Rows from a dataset of charts and code:

--- START ---

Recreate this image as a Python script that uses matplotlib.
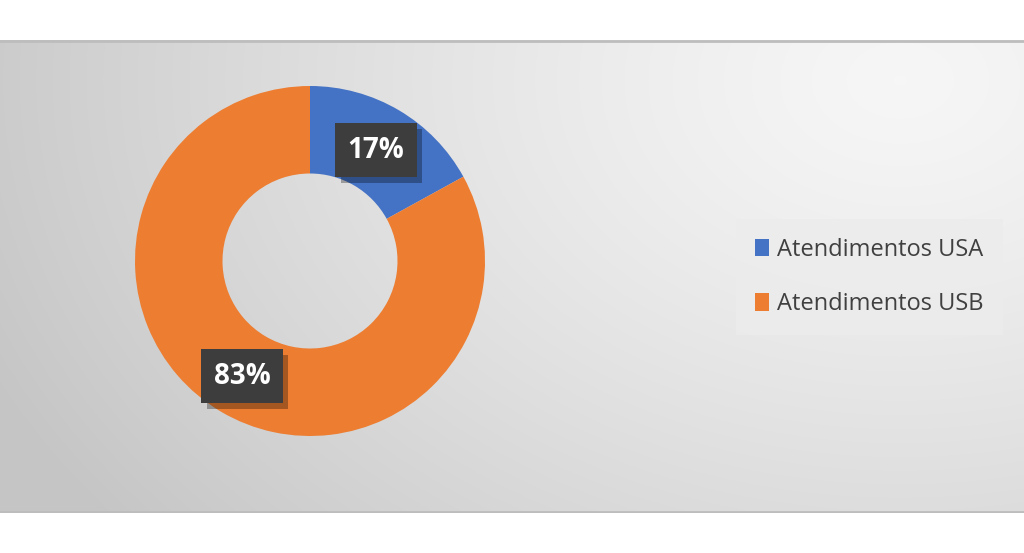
import numpy as np
import matplotlib
matplotlib.use('Agg')
import matplotlib.pyplot as plt
import matplotlib.patheffects as pe
from matplotlib.patches import Patch

# data
labels = ['Atendimentos USA', 'Atendimentos USB']
values = [17, 83]
colors = ['#4472C4', '#ED7D31']

W, H = 1024, 553
fig = plt.figure(figsize=(W / 100, H / 100), dpi=100)
fig.patch.set_facecolor('white')

# chart area background: soft grey gradient, light towards top-right
top, bot = 40, 513
bg = fig.add_axes([0, (H - bot) / H, 1, (bot - top) / H])
yy, xx = np.mgrid[0:bot - top, 0:W]
d = np.sqrt((xx - 900.0) ** 2 + ((yy - 40.0) * 1.4) ** 2)
d = np.clip(d / 1000.0, 0, 1)
grey = 0.965 - 0.19 * d ** 1.3
bg.imshow(np.dstack([grey] * 3), aspect='auto', interpolation='bilinear')
bg.axhline(0.5, color='#bdbdbd', lw=2)
bg.axhline(bot - top - 1.5, color='#bdbdbd', lw=2)
bg.set_axis_off()

# donut
ax = fig.add_axes([0, 0, 1, 1])
cx, cy, r = 310, H - 261, 175
wedges, _ = ax.pie(values, colors=colors, startangle=90, counterclock=False,
                   radius=r, center=(cx, cy), frame=True,
                   wedgeprops=dict(width=r * 0.5, linewidth=0))
ax.set_xlim(0, W)
ax.set_ylim(0, H)
ax.set_aspect('equal')
ax.set_axis_off()

# data labels
pos = [(376, H - 150), (242, H - 376)]
for (x, y), v in zip(pos, values):
    t = ax.text(x, y, f'{v}%', fontsize=20, fontweight='bold', color='white',
                ha='center', va='center', family='Open Sans',
                bbox=dict(boxstyle='square,pad=0.45', fc='#3d3d3d', ec='none'))
    t.get_bbox_patch().set_path_effects(
        [pe.SimplePatchShadow(offset=(4, -4), shadow_rgbFace='black', alpha=0.3), pe.Normal()])

# legend
handles = [Patch(facecolor=c, edgecolor='none') for c in colors]
leg = fig.legend(handles, labels, loc='center left', bbox_to_anchor=(724 / W, 1 - 277 / H),
                 frameon=True, fancybox=False, handlelength=0.6, handleheight=0.75,
                 handletextpad=0.35, labelspacing=1.3, borderpad=0.8,
                 prop=dict(family='Open Sans', size=17))
leg.get_frame().set_facecolor('#ececec')
leg.get_frame().set_edgecolor('none')
leg.get_frame().set_alpha(0.8)
for t in leg.get_texts():
    t.set_color('#404040')

fig.savefig('out.png', dpi=100)
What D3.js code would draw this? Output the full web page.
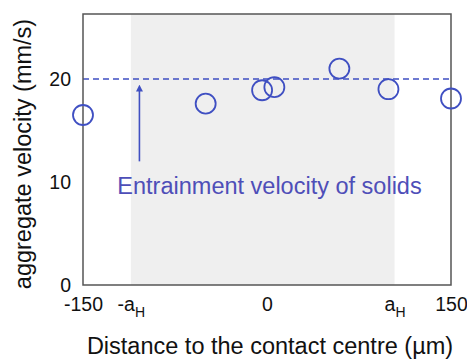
<!DOCTYPE html>
<html>
<head>
<meta charset="utf-8">
<script src="https://cdn.jsdelivr.net/npm/d3@7"></script>
<style>
  html, body { margin: 0; padding: 0; background: #fff; }
  svg { display: block; font-family: "Liberation Sans", Arial, sans-serif; }
</style>
</head>
<body>
<svg id="chart" width="467" height="360"></svg>
<script>
// Aggregate velocity measured across the contact
const positions = [-150, -50, -4, 6, 59, 99, 150];          // µm
const velocities = [16.5, 17.6, 18.9, 19.2, 21.0, 19.0, 18.1]; // mm/s

// Entrainment velocity of solids and the Hertzian contact half-width
const entrainmentVelocity = 20;
const contactStart = -111;
const contactEnd = 104;

// Arrow pointing at the entrainment line
const arrowX = -104;
const arrowFrom = 12.0;
const arrowTo = 19.4;

const yTicks = [0, 10, 20];
const xTickValues = [-150, contactStart, 0, contactEnd, 150];
const xTickLabels = ["-150", "-a_H", "0", "a_H", "150"];

const blue = "#3f4fc2";
const textBlue = "#4e4eb8";

const margin = { left: 83, right: 16, top: 14, bottom: 75 };
const width = 467, height = 360;

const svg = d3.select("#chart");

const x = d3.scaleLinear().domain([-150, 150]).range([margin.left, width - margin.right]);
const y = d3.scaleLinear().domain([0, 26.3]).range([height - margin.bottom, margin.top]);

// shaded contact zone
svg.append("rect")
  .attr("x", x(contactStart))
  .attr("y", y(26.3))
  .attr("width", x(contactEnd) - x(contactStart))
  .attr("height", y(0) - y(26.3))
  .attr("fill", "#efefef");

// entrainment velocity reference line
svg.append("line")
  .attr("x1", x(-150)).attr("x2", x(150))
  .attr("y1", y(entrainmentVelocity)).attr("y2", y(entrainmentVelocity))
  .attr("stroke", blue)
  .attr("stroke-width", 1.5)
  .attr("stroke-dasharray", "6,4");

// arrow
svg.append("defs").append("marker")
  .attr("id", "head")
  .attr("viewBox", "0 0 10 10")
  .attr("refX", 5).attr("refY", 5)
  .attr("markerWidth", 7).attr("markerHeight", 7)
  .attr("orient", "auto")
  .attr("markerUnits", "userSpaceOnUse")
  .append("path")
  .attr("d", "M0,0 L10,5 L0,10 Z")
  .attr("fill", blue);

svg.append("line")
  .attr("x1", x(arrowX)).attr("x2", x(arrowX))
  .attr("y1", y(arrowFrom)).attr("y2", y(arrowTo) + 3)
  .attr("stroke", blue)
  .attr("stroke-width", 1.6)
  .attr("marker-end", "url(#head)");

// annotation
svg.append("text")
  .attr("x", x(-122))
  .attr("y", y(8.8))
  .attr("font-size", 23.5)
  .attr("fill", textBlue)
  .text("Entrainment velocity of solids");

// frame
svg.append("rect")
  .attr("x", x(-150)).attr("y", y(26.3))
  .attr("width", x(150) - x(-150))
  .attr("height", y(0) - y(26.3))
  .attr("fill", "none")
  .attr("stroke", "#555")
  .attr("stroke-width", 1.5);

// y axis tick labels
const yAxis = d3.axisLeft(y).tickValues(yTicks).tickSize(0).tickPadding(12).tickFormat(d3.format("d"));
const gy = svg.append("g").attr("transform", `translate(${margin.left},0)`).call(yAxis);
gy.select(".domain").remove();
gy.selectAll("text").attr("font-size", 19.5).attr("fill", "#111").attr("font-family", "Liberation Sans, Arial, sans-serif");

// x axis tick labels (with subscript H)
const xAxis = d3.axisBottom(x).tickValues(xTickValues).tickSize(0).tickPadding(12).tickFormat(() => "");
const gx = svg.append("g").attr("transform", `translate(0,${height - margin.bottom})`).call(xAxis);
gx.select(".domain").remove();
gx.selectAll(".tick text")
  .attr("font-size", 19.5)
  .attr("fill", "#111")
  .attr("font-family", "Liberation Sans, Arial, sans-serif")
  .each(function(d, i) {
    const parts = xTickLabels[i].split("_");
    const t = d3.select(this);
    t.append("tspan").text(parts[0]);
    if (parts[1]) {
      t.append("tspan").attr("dy", 6).attr("font-size", 14).text(parts[1]);
    }
  });

// data points
svg.append("g")
  .selectAll("circle")
  .data(positions.map((p, i) => ({ p, v: velocities[i] })))
  .join("circle")
  .attr("cx", d => x(d.p))
  .attr("cy", d => y(d.v))
  .attr("r", 10)
  .attr("fill", "none")
  .attr("stroke", blue)
  .attr("stroke-width", 1.8);

// axis titles
svg.append("text")
  .attr("transform", `translate(31,154) rotate(-90)`)
  .attr("text-anchor", "middle")
  .attr("font-size", 23.5)
  .attr("fill", "#111")
  .text("aggregate velocity (mm/s)");

svg.append("text")
  .attr("x", 270)
  .attr("y", 354)
  .attr("text-anchor", "middle")
  .attr("font-size", 23.5)
  .attr("fill", "#111")
  .text("Distance to the contact centre (µm)");
</script>
</body>
</html>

--- END ---

- Exercise instructions
Copy the listing over exactly, skipping the pictures it holds.

- Written response
Recreate this image as a Python script that uses matplotlib.
import numpy as np
import matplotlib
matplotlib.use('Agg')
import matplotlib.pyplot as plt
import matplotlib.patheffects as pe
from matplotlib.patches import Patch

# data
labels = ['Atendimentos USA', 'Atendimentos USB']
values = [17, 83]
colors = ['#4472C4', '#ED7D31']

W, H = 1024, 553
fig = plt.figure(figsize=(W / 100, H / 100), dpi=100)
fig.patch.set_facecolor('white')

# chart area background: soft grey gradient, light towards top-right
top, bot = 40, 513
bg = fig.add_axes([0, (H - bot) / H, 1, (bot - top) / H])
yy, xx = np.mgrid[0:bot - top, 0:W]
d = np.sqrt((xx - 900.0) ** 2 + ((yy - 40.0) * 1.4) ** 2)
d = np.clip(d / 1000.0, 0, 1)
grey = 0.965 - 0.19 * d ** 1.3
bg.imshow(np.dstack([grey] * 3), aspect='auto', interpolation='bilinear')
bg.axhline(0.5, color='#bdbdbd', lw=2)
bg.axhline(bot - top - 1.5, color='#bdbdbd', lw=2)
bg.set_axis_off()

# donut
ax = fig.add_axes([0, 0, 1, 1])
cx, cy, r = 310, H - 261, 175
wedges, _ = ax.pie(values, colors=colors, startangle=90, counterclock=False,
                   radius=r, center=(cx, cy), frame=True,
                   wedgeprops=dict(width=r * 0.5, linewidth=0))
ax.set_xlim(0, W)
ax.set_ylim(0, H)
ax.set_aspect('equal')
ax.set_axis_off()

# data labels
pos = [(376, H - 150), (242, H - 376)]
for (x, y), v in zip(pos, values):
    t = ax.text(x, y, f'{v}%', fontsize=20, fontweight='bold', color='white',
                ha='center', va='center', family='Open Sans',
                bbox=dict(boxstyle='square,pad=0.45', fc='#3d3d3d', ec='none'))
    t.get_bbox_patch().set_path_effects(
        [pe.SimplePatchShadow(offset=(4, -4), shadow_rgbFace='black', alpha=0.3), pe.Normal()])

# legend
handles = [Patch(facecolor=c, edgecolor='none') for c in colors]
leg = fig.legend(handles, labels, loc='center left', bbox_to_anchor=(724 / W, 1 - 277 / H),
                 frameon=True, fancybox=False, handlelength=0.6, handleheight=0.75,
                 handletextpad=0.35, labelspacing=1.3, borderpad=0.8,
                 prop=dict(family='Open Sans', size=17))
leg.get_frame().set_facecolor('#ececec')
leg.get_frame().set_edgecolor('none')
leg.get_frame().set_alpha(0.8)
for t in leg.get_texts():
    t.set_color('#404040')

fig.savefig('out.png', dpi=100)
What D3.js code would draw this? Output the full web page.
<!DOCTYPE html>
<html>
<head>
<meta charset="utf-8">
<script src="https://cdn.jsdelivr.net/npm/d3@7"></script>
<style>
  html, body { margin: 0; padding: 0; background: #fff; }
  svg { display: block; font-family: "Liberation Sans", Arial, sans-serif; }
</style>
</head>
<body>
<svg id="chart" width="467" height="360"></svg>
<script>
// Aggregate velocity measured across the contact
const positions = [-150, -50, -4, 6, 59, 99, 150];          // µm
const velocities = [16.5, 17.6, 18.9, 19.2, 21.0, 19.0, 18.1]; // mm/s

// Entrainment velocity of solids and the Hertzian contact half-width
const entrainmentVelocity = 20;
const contactStart = -111;
const contactEnd = 104;

// Arrow pointing at the entrainment line
const arrowX = -104;
const arrowFrom = 12.0;
const arrowTo = 19.4;

const yTicks = [0, 10, 20];
const xTickValues = [-150, contactStart, 0, contactEnd, 150];
const xTickLabels = ["-150", "-a_H", "0", "a_H", "150"];

const blue = "#3f4fc2";
const textBlue = "#4e4eb8";

const margin = { left: 83, right: 16, top: 14, bottom: 75 };
const width = 467, height = 360;

const svg = d3.select("#chart");

const x = d3.scaleLinear().domain([-150, 150]).range([margin.left, width - margin.right]);
const y = d3.scaleLinear().domain([0, 26.3]).range([height - margin.bottom, margin.top]);

// shaded contact zone
svg.append("rect")
  .attr("x", x(contactStart))
  .attr("y", y(26.3))
  .attr("width", x(contactEnd) - x(contactStart))
  .attr("height", y(0) - y(26.3))
  .attr("fill", "#efefef");

// entrainment velocity reference line
svg.append("line")
  .attr("x1", x(-150)).attr("x2", x(150))
  .attr("y1", y(entrainmentVelocity)).attr("y2", y(entrainmentVelocity))
  .attr("stroke", blue)
  .attr("stroke-width", 1.5)
  .attr("stroke-dasharray", "6,4");

// arrow
svg.append("defs").append("marker")
  .attr("id", "head")
  .attr("viewBox", "0 0 10 10")
  .attr("refX", 5).attr("refY", 5)
  .attr("markerWidth", 7).attr("markerHeight", 7)
  .attr("orient", "auto")
  .attr("markerUnits", "userSpaceOnUse")
  .append("path")
  .attr("d", "M0,0 L10,5 L0,10 Z")
  .attr("fill", blue);

svg.append("line")
  .attr("x1", x(arrowX)).attr("x2", x(arrowX))
  .attr("y1", y(arrowFrom)).attr("y2", y(arrowTo) + 3)
  .attr("stroke", blue)
  .attr("stroke-width", 1.6)
  .attr("marker-end", "url(#head)");

// annotation
svg.append("text")
  .attr("x", x(-122))
  .attr("y", y(8.8))
  .attr("font-size", 23.5)
  .attr("fill", textBlue)
  .text("Entrainment velocity of solids");

// frame
svg.append("rect")
  .attr("x", x(-150)).attr("y", y(26.3))
  .attr("width", x(150) - x(-150))
  .attr("height", y(0) - y(26.3))
  .attr("fill", "none")
  .attr("stroke", "#555")
  .attr("stroke-width", 1.5);

// y axis tick labels
const yAxis = d3.axisLeft(y).tickValues(yTicks).tickSize(0).tickPadding(12).tickFormat(d3.format("d"));
const gy = svg.append("g").attr("transform", `translate(${margin.left},0)`).call(yAxis);
gy.select(".domain").remove();
gy.selectAll("text").attr("font-size", 19.5).attr("fill", "#111").attr("font-family", "Liberation Sans, Arial, sans-serif");

// x axis tick labels (with subscript H)
const xAxis = d3.axisBottom(x).tickValues(xTickValues).tickSize(0).tickPadding(12).tickFormat(() => "");
const gx = svg.append("g").attr("transform", `translate(0,${height - margin.bottom})`).call(xAxis);
gx.select(".domain").remove();
gx.selectAll(".tick text")
  .attr("font-size", 19.5)
  .attr("fill", "#111")
  .attr("font-family", "Liberation Sans, Arial, sans-serif")
  .each(function(d, i) {
    const parts = xTickLabels[i].split("_");
    const t = d3.select(this);
    t.append("tspan").text(parts[0]);
    if (parts[1]) {
      t.append("tspan").attr("dy", 6).attr("font-size", 14).text(parts[1]);
    }
  });

// data points
svg.append("g")
  .selectAll("circle")
  .data(positions.map((p, i) => ({ p, v: velocities[i] })))
  .join("circle")
  .attr("cx", d => x(d.p))
  .attr("cy", d => y(d.v))
  .attr("r", 10)
  .attr("fill", "none")
  .attr("stroke", blue)
  .attr("stroke-width", 1.8);

// axis titles
svg.append("text")
  .attr("transform", `translate(31,154) rotate(-90)`)
  .attr("text-anchor", "middle")
  .attr("font-size", 23.5)
  .attr("fill", "#111")
  .text("aggregate velocity (mm/s)");

svg.append("text")
  .attr("x", 270)
  .attr("y", 354)
  .attr("text-anchor", "middle")
  .attr("font-size", 23.5)
  .attr("fill", "#111")
  .text("Distance to the contact centre (µm)");
</script>
</body>
</html>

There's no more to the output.